Public tributes, radio specials, and the relentless machinery of fame could not reach into that private space. For a child, loss is not measured in headlines. It is measured in routines that do not return, in a room that feels unfamiliar, in a silence that lands where reassurance used to live. In Lisa’s telling, that silence was not dramatic. It was absolute. And it had a name, her father.

Growing up did not erase the grief. It reshaped it. It became part of identity, part of the emotional weather she carried into every new stage of life. In an interview, she spoke with a striking candor about who she became in the shadow of early loss. Her words did not ask for pity. They read like a clear-eyed recognition of what happens when childhood is interrupted and never fully repaired.

“I was a lonely, gloomy and strange child.”

That sentence, simple and blunt, points to a longer story. Without the stable presence she once knew, she searched for comfort in places that could never truly replace what she had lost. The statement does not need embellishment to feel sharp. It is the voice of someone who understands how early grief can push a life onto an unfamiliar road, one where longing can become a constant companion.

For observers, the Presley name is often treated as a symbol, a brand, a permanent exhibit in American pop culture. But Lisa’s reflection brings the focus back to a human scale. Her grief is not a footnote to her father’s fame. It is its own reality, one that developed alongside the world’s fascination with Elvis and often in conflict with it. When a parent dies, children do not inherit only memories. They inherit unanswered questions, the ache of what will never be said, and the task of growing up around an absence.

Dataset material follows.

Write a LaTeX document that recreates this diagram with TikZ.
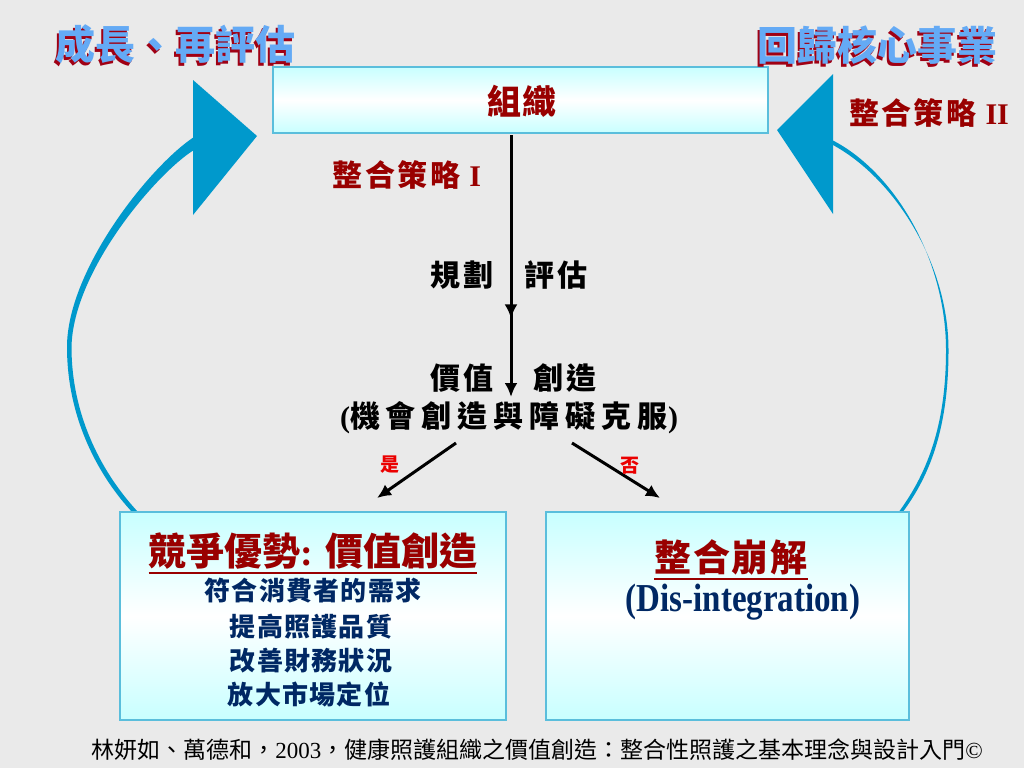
\documentclass[tikz,border=0pt]{standalone}
\usepackage{fontspec}
\usepackage{graphicx}
\setmainfont{Liberation Serif}
\newfontfamily\cjk{Noto Sans CJK TC}
\newfontfamily\cjkls{Noto Sans CJK TC}[LetterSpace=8]
\newfontfamily\cjkwide{Noto Sans CJK TC}[LetterSpace=20]
\newfontfamily\cjknar{Noto Sans CJK TC}[LetterSpace=5]
\usetikzlibrary{arrows.meta,decorations.markings}
\definecolor{bg}{RGB}{234,234,234}
\definecolor{arrowblue}{RGB}{0,153,204}
\definecolor{boxedge}{RGB}{90,190,220}
\definecolor{cyanL}{RGB}{200,255,255}
\definecolor{darkred}{RGB}{153,0,0}
\definecolor{navy}{RGB}{0,40,100}
\definecolor{titleblue}{RGB}{100,170,245}
\definecolor{shadowred}{RGB}{160,0,20}
\definecolor{yesred}{RGB}{235,0,0}
\newcommand{\shadowtxt}[1]{\rlap{\hspace*{-2pt}\raisebox{-3pt}{\textcolor{shadowred}{#1}}}\textcolor{titleblue}{#1}}
\begin{document}
\begin{tikzpicture}[x=1pt,y=-1pt,
  box/.style={draw=boxedge, line width=1.2pt, top color=cyanL, bottom color=cyanL, middle color=white, inner sep=0pt},
  bigtitle/.style={font=\cjk\bfseries\fontsize{40}{40}\selectfont, inner sep=0pt},
  strat/.style={font=\cjkls\bfseries\fontsize{30}{30}\selectfont, text=darkred, inner sep=0pt},
  mid/.style={font=\cjkls\bfseries\fontsize{30}{30}\selectfont, text=black, inner sep=0pt},
  listtxt/.style={font=\cjknar\bfseries\fontsize{26}{26}\selectfont, text=navy, inner sep=0pt},
  yn/.style={font=\cjk\bfseries\fontsize{19}{19}\selectfont, text=yesred, inner sep=0pt},
  blkarrow/.style={line width=3pt, -{Latex[length=14pt,width=13pt]}},
  curvearrow/.style={fill=arrowblue, draw=none}
]
\useasboundingbox (0,0) rectangle (1024,768);
\fill[bg] (0,0) rectangle (1024,768);

% curved arrows
\fill[curvearrow] (133,513) .. controls (100,478) and (67,420) .. (67,347)
  .. controls (67,270) and (150,166) .. (194,137)
  -- (194,150) .. controls (158,172) and (73,270) .. (71.5,347)
  .. controls (71.5,418) and (104,476) .. (139,513) -- cycle;
\fill[curvearrow] (193,80) -- (257,136) -- (193,215) -- cycle;

\fill[curvearrow] (898,513) .. controls (930,470) and (946,420) .. (946,350)
  .. controls (946,260) and (895,172) .. (832,140)
  -- (832,144.5) .. controls (893,177) and (948.5,262) .. (948.5,350)
  .. controls (948.5,422) and (933,472) .. (902,513) -- cycle;
\fill[curvearrow] (833,74) -- (777,130) -- (833,214) -- cycle;

% top box
\node[box, minimum width=495pt, minimum height=66pt] (org) at (520.5,100) {};
\node[font=\cjknar\bfseries\fontsize{34}{34}\selectfont, text=darkred, inner sep=0pt] (orgt) at (522,101) {組織};

% titles
\node[bigtitle] (t1) at (175,46) {\shadowtxt{成長、再評估}};
\node[bigtitle] (t2) at (877,47) {\shadowtxt{回歸核心事業}};

\node[strat] (s1) at (407,175) {整合策略 {\rmfamily\bfseries I}};
\node[strat] (s2) at (929,113) {整合策略 {\rmfamily\bfseries II}};

% center labels
\node[mid] (plan) at (462,275) {規劃};
\node[mid] (eval) at (556,275) {評估};
\node[mid] (val) at (462,378) {價值};
\node[mid] (cre) at (565,378) {創造};
\node[font=\cjkwide\bfseries\fontsize{30}{30}\selectfont, inner sep=0pt] (opp) at (509,418) {{\rmfamily\bfseries(}機會創造與障礙克服{\rmfamily\bfseries)}};

% vertical arrow
\coordinate (vtop) at (511,135);
\coordinate (vend) at (511,397);
\draw[line width=3pt, -{Latex[length=14pt,width=13pt]}, postaction={decorate},
  decoration={markings, mark=at position 0.70 with {\arrow{Latex[length=14pt,width=13pt]}}}] (vtop) -- (vend);

% diagonal arrows
\coordinate (ys) at (456,443);
\coordinate (ye) at (377,498);
\coordinate (ns) at (572,443);
\coordinate (ne) at (660,498);
\draw[blkarrow] (ys) -- (ye);
\draw[blkarrow] (ns) -- (ne);
\node[yn] (yes) at (390,465) {是};
\node[yn] (no) at (630,466) {否};

% bottom boxes
\node[box, minimum width=386pt, minimum height=208pt] (lb) at (313,616) {};
\node[box, minimum width=363pt, minimum height=208pt] (rb) at (727.5,616) {};

\node[font=\cjk\bfseries\fontsize{38}{38}\selectfont, text=darkred, inner sep=0pt] (adv) at (313,551) {競爭優勢{\rmfamily\bfseries:} 價值創造};
\draw[darkred, line width=2pt] (adv.west |- 0,573) -- (adv.east |- 0,573);
\node[listtxt] (l1) at (313,591) {符合消費者的需求};
\node[listtxt] (l2) at (311,627) {提高照護品質};
\node[listtxt] (l3) at (311,661) {改善財務狀況};
\node[listtxt] (l4) at (309,694) {放大市場定位};

\node[font=\cjknar\bfseries\fontsize{37}{37}\selectfont, text=darkred, inner sep=0pt] (dis) at (731,557) {整合崩解};
\draw[darkred, line width=2pt] (dis.west |- 0,579) -- (dis.east |- 0,579);
\node[font=\rmfamily\bfseries\fontsize{33}{33}\selectfont, text=navy, inner sep=0pt] (dise) at (743,602) {\scalebox{1}[1.2]{(Dis-integration)}};

% footer
\node[font=\cjk\fontsize{23}{23}\selectfont, inner sep=0pt] (foot) at (537,750) {林妍如、萬德和，{\rmfamily 2003}，健康照護組織之價值創造：整合性照護之基本理念與設計入門{\rmfamily ©}};
\end{tikzpicture}
\end{document}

Yet beneath the difficulties, Lisa’s account carries another truth that does not fade. Her love for her father remained. The bond between them lived on in memory, in music, and in the quiet moments when the past can feel close enough to touch. In that sense, grief does not appear only as pain. It also stands as evidence of how deeply she was loved, and how deeply she loved in return.

Her story, as she tells it, does not attempt to turn sorrow into spectacle. It insists on something more grounded. Losing a parent in childhood is not simply an ending. It becomes part of the pulse of a life. Success does not cancel it. Struggle does not fully explain it. The echo of that love stays present, carried forward in memory and in the heart, steady and unbroken even when everything else shifts.

In a culture that often flattens public families into myths, Lisa’s words resist reduction. They point to a grief that did not arrive once and leave, but changed shape over time. They also point to a love that endured through that change. If the public remembers Elvis Presley through performances and recordings, Lisa remembered him through something less visible and more permanent, the voice of a father and the safety it once represented.

That is what makes her reflection resonate beyond celebrity. It describes a universal human fact. When a child loses a parent, the loss does not stay confined to one chapter. It becomes a companion to adulthood, present in the background, sometimes quiet, sometimes loud, always real. Lisa’s words, spare and direct, ask the reader to see the person behind the famous last name and to recognize what grief can do when it begins too early.